What AI tools did the CRA use in the 2025 tax season?

Thu, 7th May 2026 (Yesterday)
Jake MacAndrew
JAKE MACANDREW Interview Editor

Some artificial intelligence tools were used at the Canada Revenue Agency (CRA) this tax season, as more than 95.6 per cent of returns were submitted online.

The main AI tool was an online chatbot powered by generative artificial intelligence, which was introduced in March of last year as part of the CRA's ongoing efforts to modernise and improve customer service.

Call volumes remained heavy during the filing period. Contact centres received more than 6.5 million calls, or about 120,000 a day, according to data released by the CRA. The agency says the chat tool helps Canadians quickly prompt general inquiries about the CRA's programs and services available on Canada.ca. 

The chatbot handled more than 445,000 chat sessions during the season. Users sought answers to more than 657,000 tax-related questions through the tool.

While the chatbot was not used to process individual tax files or to address tax situations, the CRA said it is using 19 AI systems that are active and in production. 

The agency listed general areas these tools are used within, including: taxpayer services, digital service enhancement and user navigation support, internal operations, document classification, internal generative AI tools for drafting and summarisation, coding assistants and developer productivity tools, forecasting and workload planning models, corporate functions, human resource analytics, operational performance analytics, and incident trend analysis.

"While the CRA is exploring the responsible use of AI to support internal efficiency and improve access to general information, all tax returns and individual tax files continue to be reviewed and processed with human oversight. AI is not used to make decisions on personal tax situations," said CRA spokesperson Nina Ioussoupova.

Just last month, a study from tax preparation firm H&R Block found that only nine per cent of Canadians have used AI to manage their finances in the past; while 56 per cent said they wouldn't be comfortable doing so.

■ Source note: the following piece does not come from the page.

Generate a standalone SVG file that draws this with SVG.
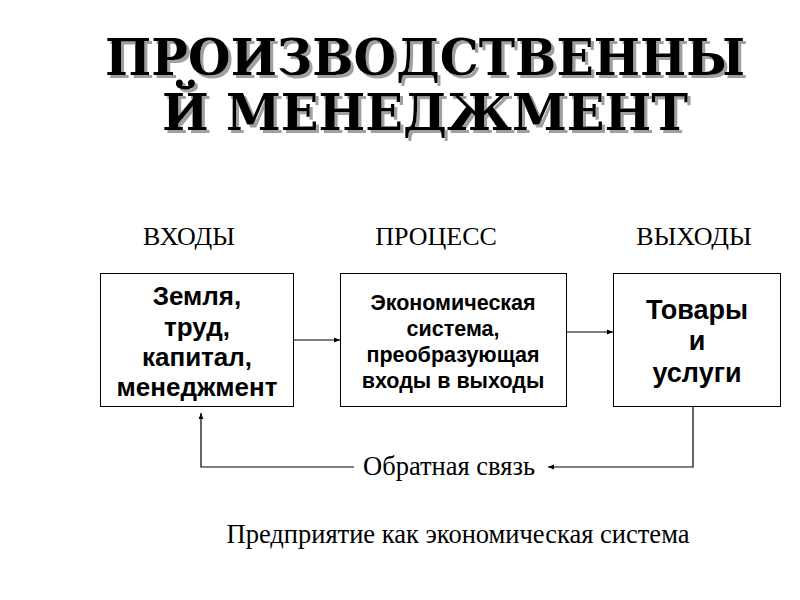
<svg xmlns="http://www.w3.org/2000/svg" width="800" height="600" viewBox="0 0 800 600">
<style>
.title{font-family:"DejaVu Serif","Liberation Serif",serif;font-weight:bold;font-size:51px;text-anchor:middle;fill:#000}
.hdr{font-family:"Liberation Serif","Times New Roman",serif;font-size:26px;text-anchor:middle;fill:#000}
.box{fill:#fff;stroke:#000;stroke-width:1}
.bt{font-family:"Liberation Sans",Arial,sans-serif;font-weight:bold;text-anchor:middle;fill:#000}
.ln{fill:none;stroke:#000;stroke-width:1.2}
.cap{font-family:"Liberation Serif","Times New Roman",serif;font-size:26.5px;text-anchor:middle;fill:#000}
</style>
<defs>
<marker id="ah" viewBox="0 0 10 10" refX="10" refY="5" markerWidth="6" markerHeight="6" markerUnits="userSpaceOnUse" orient="auto">
<path d="M0,1 L10,5 L0,9 z" fill="#000"/>
</marker>
<filter id="shadow" x="-5%" y="-30%" width="110%" height="160%">
<feFlood flood-color="#a0a0a0" result="c"/>
<feComposite in="c" in2="SourceAlpha" operator="in" result="s"/>
<feOffset in="s" dx="3" dy="3" result="o"/>
<feMerge><feMergeNode in="o"/><feMergeNode in="SourceGraphic"/></feMerge>
</filter>
</defs>
<rect width="800" height="600" fill="#fff"/>
<g id="title" filter="url(#shadow)">
<text class="title" x="425" y="75" textLength="640" lengthAdjust="spacingAndGlyphs">ПРОИЗВОДСТВЕННЫ</text>
<text class="title" x="425" y="130" textLength="526" lengthAdjust="spacingAndGlyphs">Й МЕНЕДЖМЕНТ</text>
</g>
<g id="headers">
<text class="hdr" x="189" y="245">ВХОДЫ</text>
<text class="hdr" x="436" y="245">ПРОЦЕСС</text>
<text class="hdr" x="694" y="245">ВЫХОДЫ</text>
</g>
<g id="inputs">
<rect class="box" x="100.5" y="273.5" width="193" height="133"/>
<text class="bt" font-size="26" x="197" y="305">Земля,</text>
<text class="bt" font-size="26" x="197" y="336">труд,</text>
<text class="bt" font-size="26" x="197" y="366">капитал,</text>
<text class="bt" font-size="26" x="197" y="396">менеджмент</text>
</g>
<g id="process">
<rect class="box" x="340.5" y="273.5" width="226" height="133"/>
<text class="bt" font-size="21.5" x="453" y="310">Экономическая</text>
<text class="bt" font-size="21.5" x="453" y="336">система,</text>
<text class="bt" font-size="21.5" x="453" y="362">преобразующая</text>
<text class="bt" font-size="21.5" x="453" y="388">входы в выходы</text>
</g>
<g id="outputs">
<rect class="box" x="613.5" y="273.5" width="167" height="133"/>
<text class="bt" font-size="27" x="697" y="319">Товары</text>
<text class="bt" font-size="27" x="697" y="350">и</text>
<text class="bt" font-size="27" x="697" y="382">услуги</text>
</g>
<g id="connectors">
<line class="ln" x1="294" y1="340" x2="340" y2="340" marker-end="url(#ah)"/>
<line class="ln" x1="567" y1="332" x2="613" y2="332" marker-end="url(#ah)"/>
<polyline class="ln" points="693,407 693,467 548,467" marker-end="url(#ah)"/>
<polyline class="ln" points="354,467 201,467 201,413" marker-end="url(#ah)"/>
</g>
<g id="feedback">
<text class="cap" x="449" y="475">Обратная связь</text>
</g>
<g id="caption">
<text class="cap" x="458" y="543">Предприятие как экономическая система</text>
</g>
</svg>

South of the border, the United States Internal Revenue Service (IRS) said that as of summer 2025, it had 126 active AI applications for particular business or operational needs. Of the 100-plus applications, they fell into three categories: taxpayer services, such as chatbots; operational efficiency, including automated meeting summaries; and tax compliance and fraud detection, to help with audit selection. 

59 fell under operational efficiency, 24 were linked to taxpayer services, and 43 concerned tax compliance and fraud detection.

While the IRS faces staffing shortages, in March 2026, it said the future AI rollout was impeded by funding cuts, claiming its Research, Applied Analytics and Statistics group had lost 63 employees working on AI advancement in 2025.

Back at home, the CRA said that, from a tax compliance perspective, it is not yet integrating AI but rather other human-supervised screening technologies.

"The CRA currently uses rules-based risk assessment systems that, while not AI, do provide a systematic way to select potential cases for review and audit," added Ioussoupova.